Ma Xiaoguang, spokesperson of the Taiwan Affairs Office under the State Council, said that Tsai's speech continues to promote the "two-state theory," play up the "threat" from the mainland, shirk responsibility for sabotaging cross-Straits relations and reinforce the seeking of secession by armed forces and by relying on external forces.

The DPP authorities are fabricating a false narrative of "democracy and freedom," which cannot cover up their actions and nature of splitting the country and breaching the fact that both sides of the Taiwan Straits belong to one China, Ma said.

Wang Yingjin, director of the Center for Cross-Straits Relations Studies at the Renmin University of China, told the Global Times on Monday that compared to Tsai's "Double Ten" speech in 2021, which directly mentioned dangerous secessionism ideas such as "the two sides of the Straits do not belong to each other," Tsai did not use new provocative language against the mainland, but her pro-secession line remains unchanged.

Despite Tsai expressing willingness to have a "rational and equal" dialogue with the mainland to maintain peace and stability in the Taiwan Straits in her latest speech, mainland analysts noticed the trick used by the DPP authorities of publicly using the secessionist term "Taiwan national day" written in English to mark the "Double Ten Day."
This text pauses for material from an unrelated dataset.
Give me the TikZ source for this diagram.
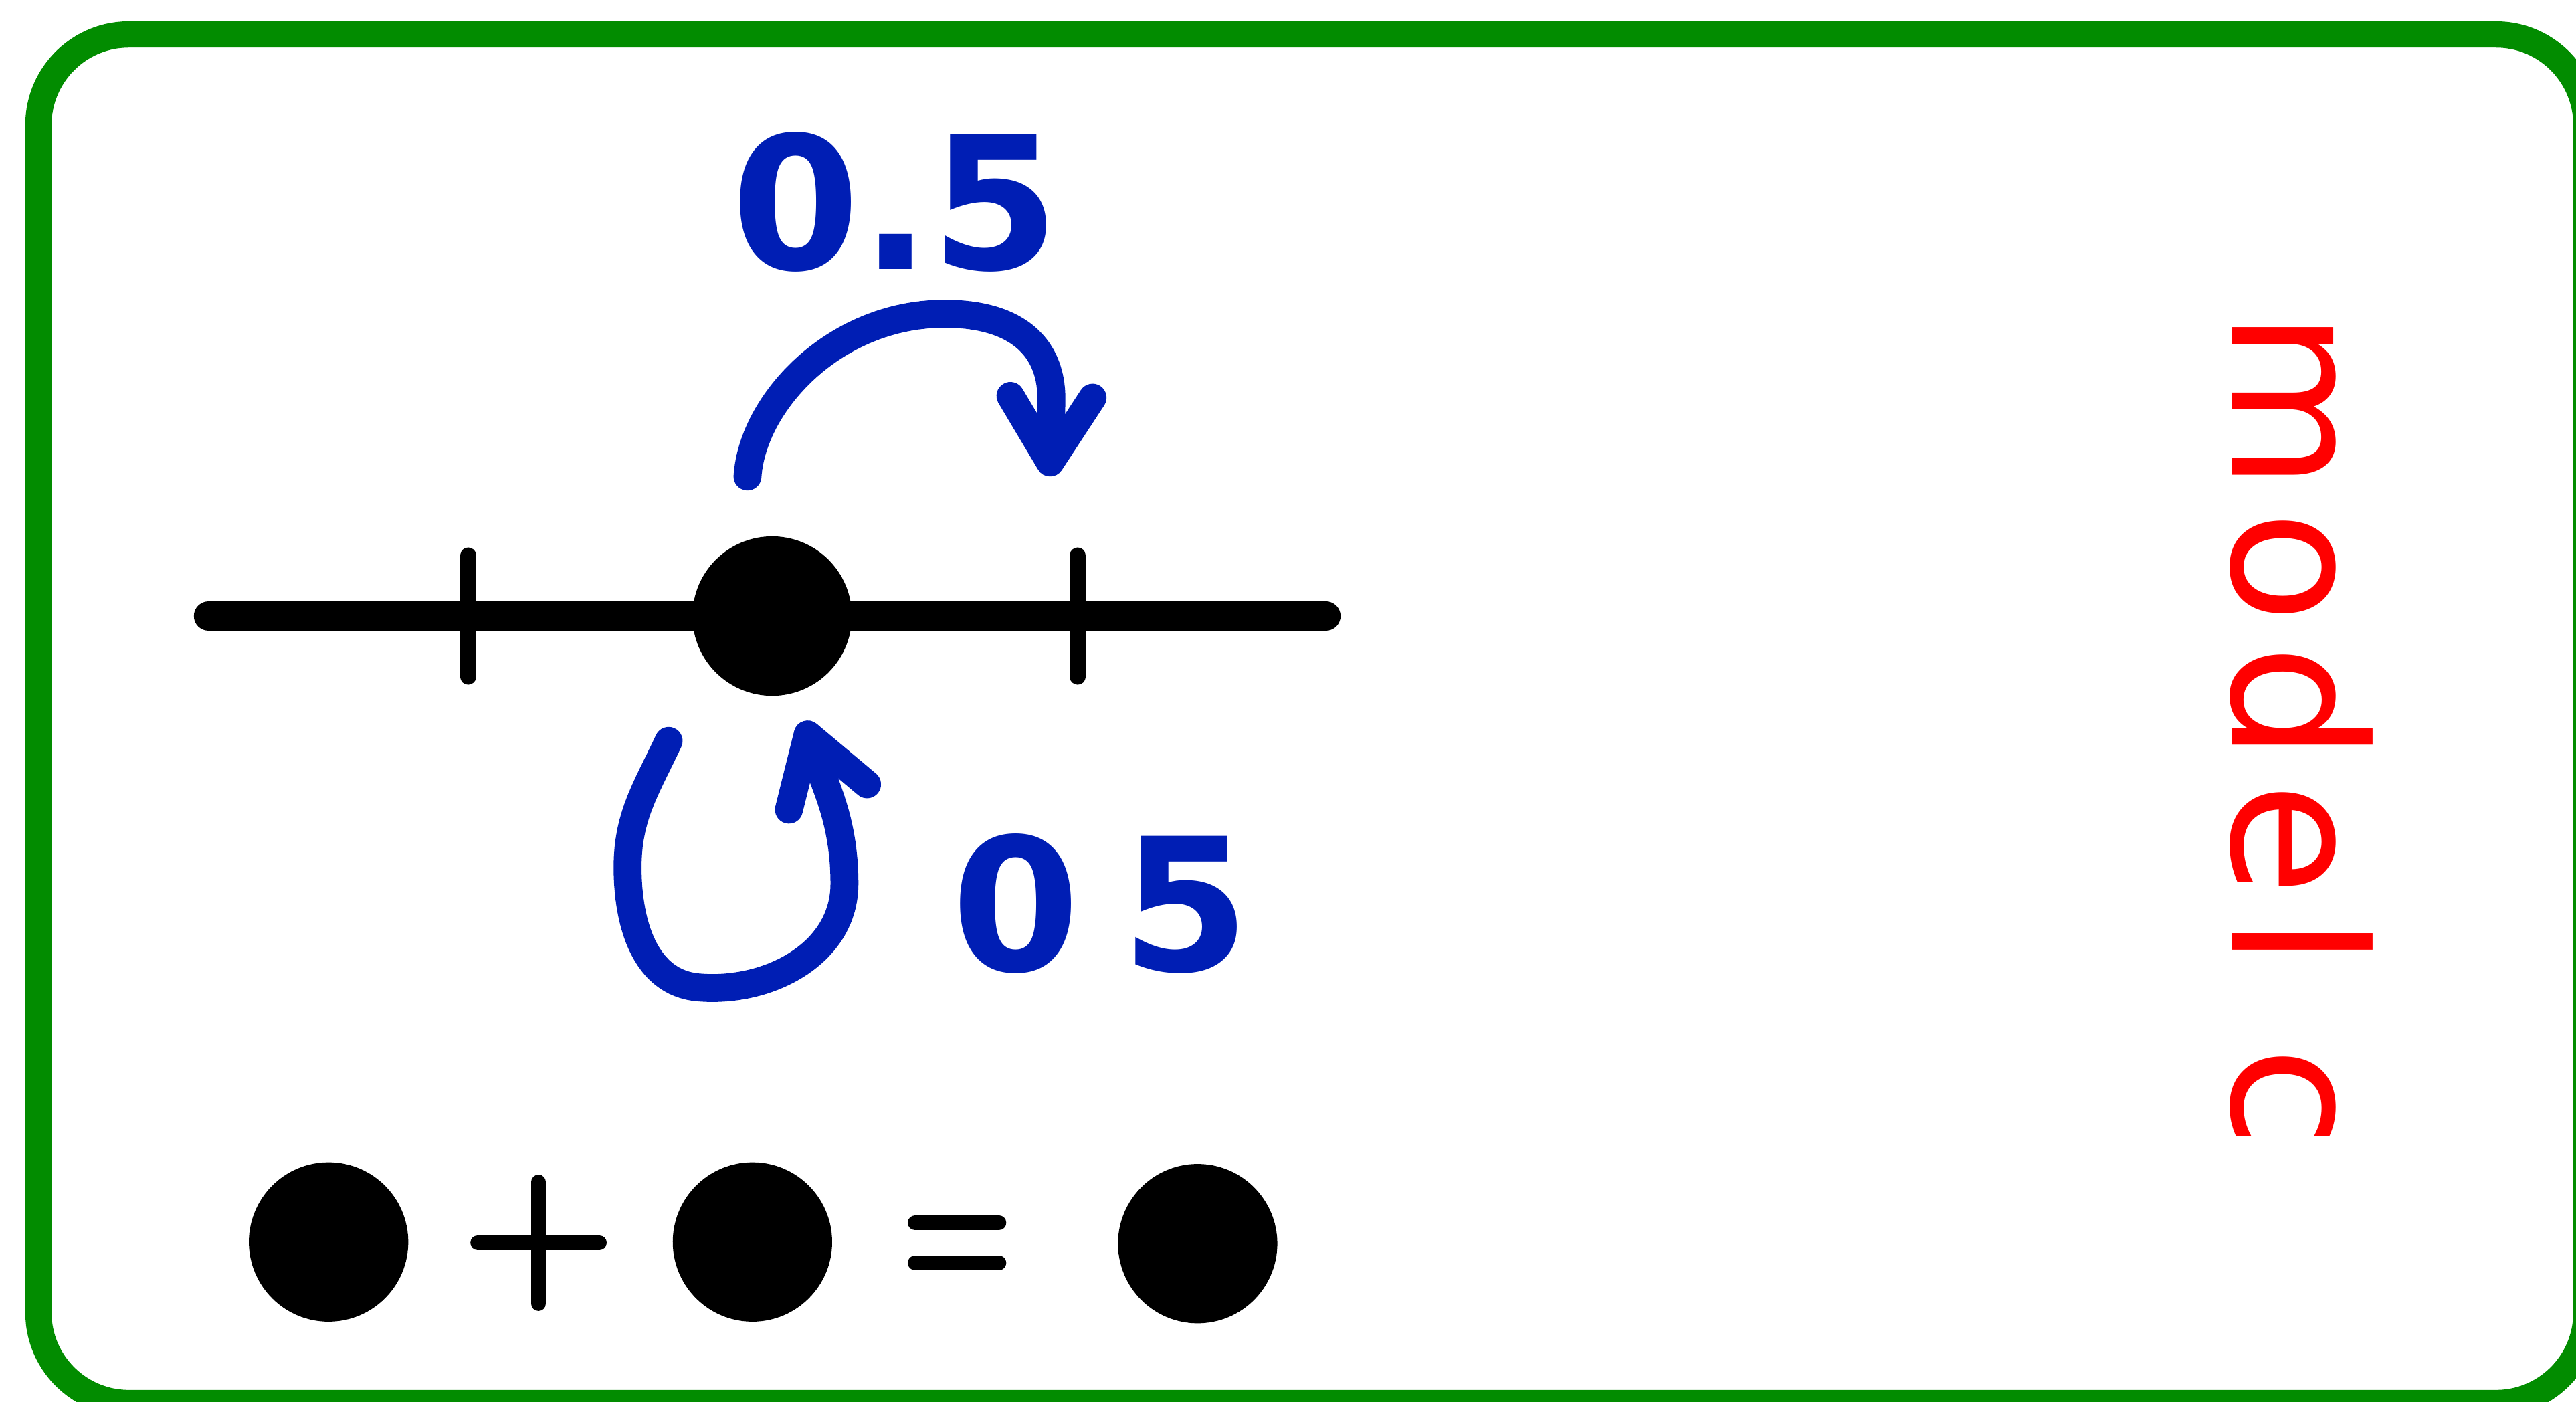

A few days before Tsai's speech, Taiwan's former regional leader Ma Ying-jeou called on Tsai not to use "Taiwan National Day" to irritate the mainland, as using such moves to "smuggle Taiwan independence" would do nothing to benefit people in Taiwan, cross-Straits relations or Taiwan's security and prosperity, and will only let secessionists "cheer themselves."

By denying the 1992 Consensus, the DPP authorities single-handedly closed the door to equal dialogue between the two sides of the Taiwan Straits and attempted to impose the "two-state theory" on the cross-Straits dialogue. This shows that they have no sincerity at all in easing the current tension and resolving differences through dialogue, analysts said.

Wang said the "kindness and generosity" expressed by Tsai on dialogue is different from the idea advocated by the Chinese mainland in that the two sides of the Taiwan Straits should jointly resolve political differences through exchanges and development, while Tsai's focus is resolving the risk of cross-Straits conflict while the DPP seeks secession, as opposed to moving toward peaceful reunification on the basis of peaceful development on both sides.

The Chinese mainland does not want see a military conflict across the Straits, and the Taiwan people possibly even less so, Wang said.

A poll released Saturday conducted by an education foundation shows that 69.9 percent of respondents in Taiwan agreed that "understanding Taiwan's situation" should be strengthened in education, but only 41.4 percent gave a definite "yes" to the determination to sacrifice themselves to defend the island, according to Taiwan-based media.

Tsai's anti-mainland approach is becoming unpopular in Taiwan, especially after US House Speaker Nancy Pelosi's provocative Taiwan visit which later triggered the mainland's largest-ever military exercises encircling Taiwan, and dissatisfaction with Tsai's provocation has risen. As a result, Tsai's latest speech was a bit more subdued than last time, Zhang Wensheng, a deputy dean of the Taiwan Research Institute at Xiamen University, told the Global Times on Monday.

"People in Taiwan want peace. They know that if Taiwan continues down Tsai's wrong path, there will be military conflict sooner or later across the Straits," Zhang said.

Hsieh Lung-chieh, a Taiwan-based politician from the opposition party Kuomintang (KMT), said in a Facebook post on Monday that cross-Straits relations are facing turmoil and the vast majority of people in Taiwan have never been so close to war in their lives.

"Much foreign interference is not a blessing for Taiwan," Hsieh said.